» Your task:
Leaving the pictures aside, transcribe every line below exactly.

» Data extract:
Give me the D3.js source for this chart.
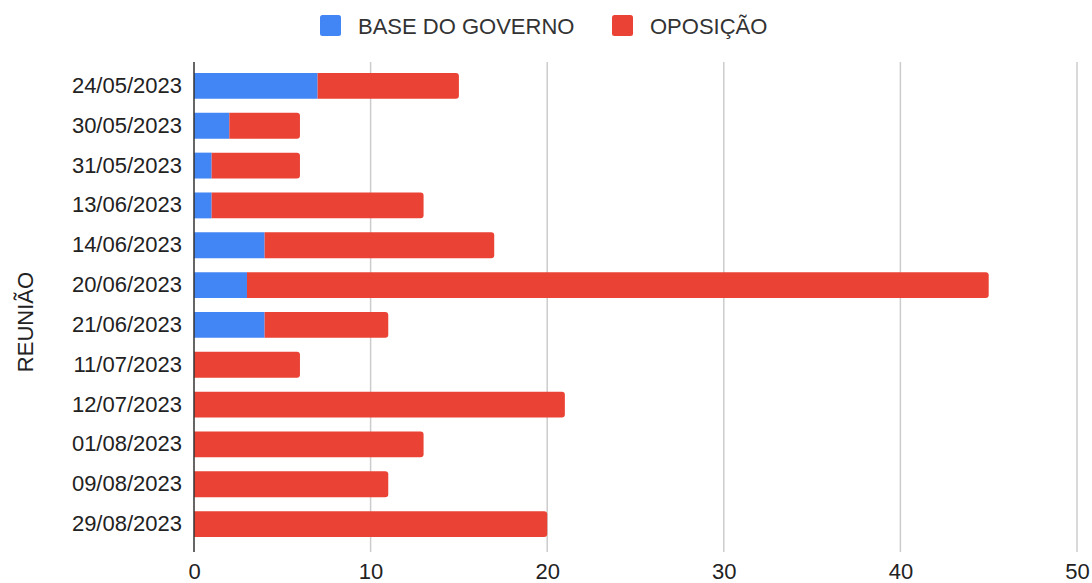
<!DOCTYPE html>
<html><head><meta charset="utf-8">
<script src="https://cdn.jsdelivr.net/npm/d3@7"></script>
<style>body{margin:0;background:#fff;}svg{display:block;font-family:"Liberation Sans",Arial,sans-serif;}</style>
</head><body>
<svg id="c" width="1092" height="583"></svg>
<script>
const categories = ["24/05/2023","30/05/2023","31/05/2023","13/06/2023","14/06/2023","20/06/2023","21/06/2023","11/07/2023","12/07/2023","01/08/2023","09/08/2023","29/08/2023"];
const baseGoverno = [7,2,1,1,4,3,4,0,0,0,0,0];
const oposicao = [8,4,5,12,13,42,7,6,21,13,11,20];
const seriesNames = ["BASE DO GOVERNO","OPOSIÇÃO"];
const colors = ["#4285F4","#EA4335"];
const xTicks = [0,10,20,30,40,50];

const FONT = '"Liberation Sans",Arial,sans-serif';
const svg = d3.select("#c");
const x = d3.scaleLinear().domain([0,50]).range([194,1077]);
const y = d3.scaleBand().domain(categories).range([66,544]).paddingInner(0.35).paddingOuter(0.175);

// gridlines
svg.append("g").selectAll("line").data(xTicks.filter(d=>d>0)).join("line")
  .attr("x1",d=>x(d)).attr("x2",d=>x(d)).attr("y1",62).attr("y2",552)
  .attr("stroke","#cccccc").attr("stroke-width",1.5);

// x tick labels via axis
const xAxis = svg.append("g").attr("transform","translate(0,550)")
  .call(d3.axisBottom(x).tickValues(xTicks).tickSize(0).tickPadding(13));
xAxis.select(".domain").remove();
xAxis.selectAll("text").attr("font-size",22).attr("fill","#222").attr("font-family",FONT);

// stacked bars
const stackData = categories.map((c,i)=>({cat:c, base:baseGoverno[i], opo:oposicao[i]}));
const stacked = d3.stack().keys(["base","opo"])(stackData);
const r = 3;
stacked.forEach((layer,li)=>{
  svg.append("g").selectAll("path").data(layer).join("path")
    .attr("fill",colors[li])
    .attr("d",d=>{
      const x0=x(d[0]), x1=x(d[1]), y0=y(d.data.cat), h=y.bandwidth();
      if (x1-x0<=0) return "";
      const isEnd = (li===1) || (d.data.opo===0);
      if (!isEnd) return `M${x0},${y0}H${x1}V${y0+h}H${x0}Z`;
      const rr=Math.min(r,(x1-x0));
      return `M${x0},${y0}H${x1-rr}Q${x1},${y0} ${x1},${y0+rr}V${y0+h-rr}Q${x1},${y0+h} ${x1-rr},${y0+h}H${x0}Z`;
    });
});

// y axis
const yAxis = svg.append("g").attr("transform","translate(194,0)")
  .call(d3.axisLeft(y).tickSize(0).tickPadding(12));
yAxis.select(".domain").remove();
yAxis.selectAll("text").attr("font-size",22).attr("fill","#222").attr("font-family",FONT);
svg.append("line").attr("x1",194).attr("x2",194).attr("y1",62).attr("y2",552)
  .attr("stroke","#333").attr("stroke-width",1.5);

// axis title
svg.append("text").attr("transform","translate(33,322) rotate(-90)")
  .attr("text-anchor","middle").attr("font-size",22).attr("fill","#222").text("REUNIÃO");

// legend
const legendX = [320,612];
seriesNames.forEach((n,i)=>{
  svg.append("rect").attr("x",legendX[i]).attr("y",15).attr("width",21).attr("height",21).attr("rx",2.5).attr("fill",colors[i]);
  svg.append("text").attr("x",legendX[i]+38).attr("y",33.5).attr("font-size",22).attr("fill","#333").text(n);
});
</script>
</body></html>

» Output for this exercise:
Give me the D3.js source for this chart.
<!DOCTYPE html>
<html><head><meta charset="utf-8">
<script src="https://cdn.jsdelivr.net/npm/d3@7"></script>
<style>body{margin:0;background:#fff;}svg{display:block;font-family:"Liberation Sans",Arial,sans-serif;}</style>
</head><body>
<svg id="c" width="1092" height="583"></svg>
<script>
const categories = ["24/05/2023","30/05/2023","31/05/2023","13/06/2023","14/06/2023","20/06/2023","21/06/2023","11/07/2023","12/07/2023","01/08/2023","09/08/2023","29/08/2023"];
const baseGoverno = [7,2,1,1,4,3,4,0,0,0,0,0];
const oposicao = [8,4,5,12,13,42,7,6,21,13,11,20];
const seriesNames = ["BASE DO GOVERNO","OPOSIÇÃO"];
const colors = ["#4285F4","#EA4335"];
const xTicks = [0,10,20,30,40,50];

const FONT = '"Liberation Sans",Arial,sans-serif';
const svg = d3.select("#c");
const x = d3.scaleLinear().domain([0,50]).range([194,1077]);
const y = d3.scaleBand().domain(categories).range([66,544]).paddingInner(0.35).paddingOuter(0.175);

// gridlines
svg.append("g").selectAll("line").data(xTicks.filter(d=>d>0)).join("line")
  .attr("x1",d=>x(d)).attr("x2",d=>x(d)).attr("y1",62).attr("y2",552)
  .attr("stroke","#cccccc").attr("stroke-width",1.5);

// x tick labels via axis
const xAxis = svg.append("g").attr("transform","translate(0,550)")
  .call(d3.axisBottom(x).tickValues(xTicks).tickSize(0).tickPadding(13));
xAxis.select(".domain").remove();
xAxis.selectAll("text").attr("font-size",22).attr("fill","#222").attr("font-family",FONT);

// stacked bars
const stackData = categories.map((c,i)=>({cat:c, base:baseGoverno[i], opo:oposicao[i]}));
const stacked = d3.stack().keys(["base","opo"])(stackData);
const r = 3;
stacked.forEach((layer,li)=>{
  svg.append("g").selectAll("path").data(layer).join("path")
    .attr("fill",colors[li])
    .attr("d",d=>{
      const x0=x(d[0]), x1=x(d[1]), y0=y(d.data.cat), h=y.bandwidth();
      if (x1-x0<=0) return "";
      const isEnd = (li===1) || (d.data.opo===0);
      if (!isEnd) return `M${x0},${y0}H${x1}V${y0+h}H${x0}Z`;
      const rr=Math.min(r,(x1-x0));
      return `M${x0},${y0}H${x1-rr}Q${x1},${y0} ${x1},${y0+rr}V${y0+h-rr}Q${x1},${y0+h} ${x1-rr},${y0+h}H${x0}Z`;
    });
});

// y axis
const yAxis = svg.append("g").attr("transform","translate(194,0)")
  .call(d3.axisLeft(y).tickSize(0).tickPadding(12));
yAxis.select(".domain").remove();
yAxis.selectAll("text").attr("font-size",22).attr("fill","#222").attr("font-family",FONT);
svg.append("line").attr("x1",194).attr("x2",194).attr("y1",62).attr("y2",552)
  .attr("stroke","#333").attr("stroke-width",1.5);

// axis title
svg.append("text").attr("transform","translate(33,322) rotate(-90)")
  .attr("text-anchor","middle").attr("font-size",22).attr("fill","#222").text("REUNIÃO");

// legend
const legendX = [320,612];
seriesNames.forEach((n,i)=>{
  svg.append("rect").attr("x",legendX[i]).attr("y",15).attr("width",21).attr("height",21).attr("rx",2.5).attr("fill",colors[i]);
  svg.append("text").attr("x",legendX[i]+38).attr("y",33.5).attr("font-size",22).attr("fill","#333").text(n);
});
</script>
</body></html>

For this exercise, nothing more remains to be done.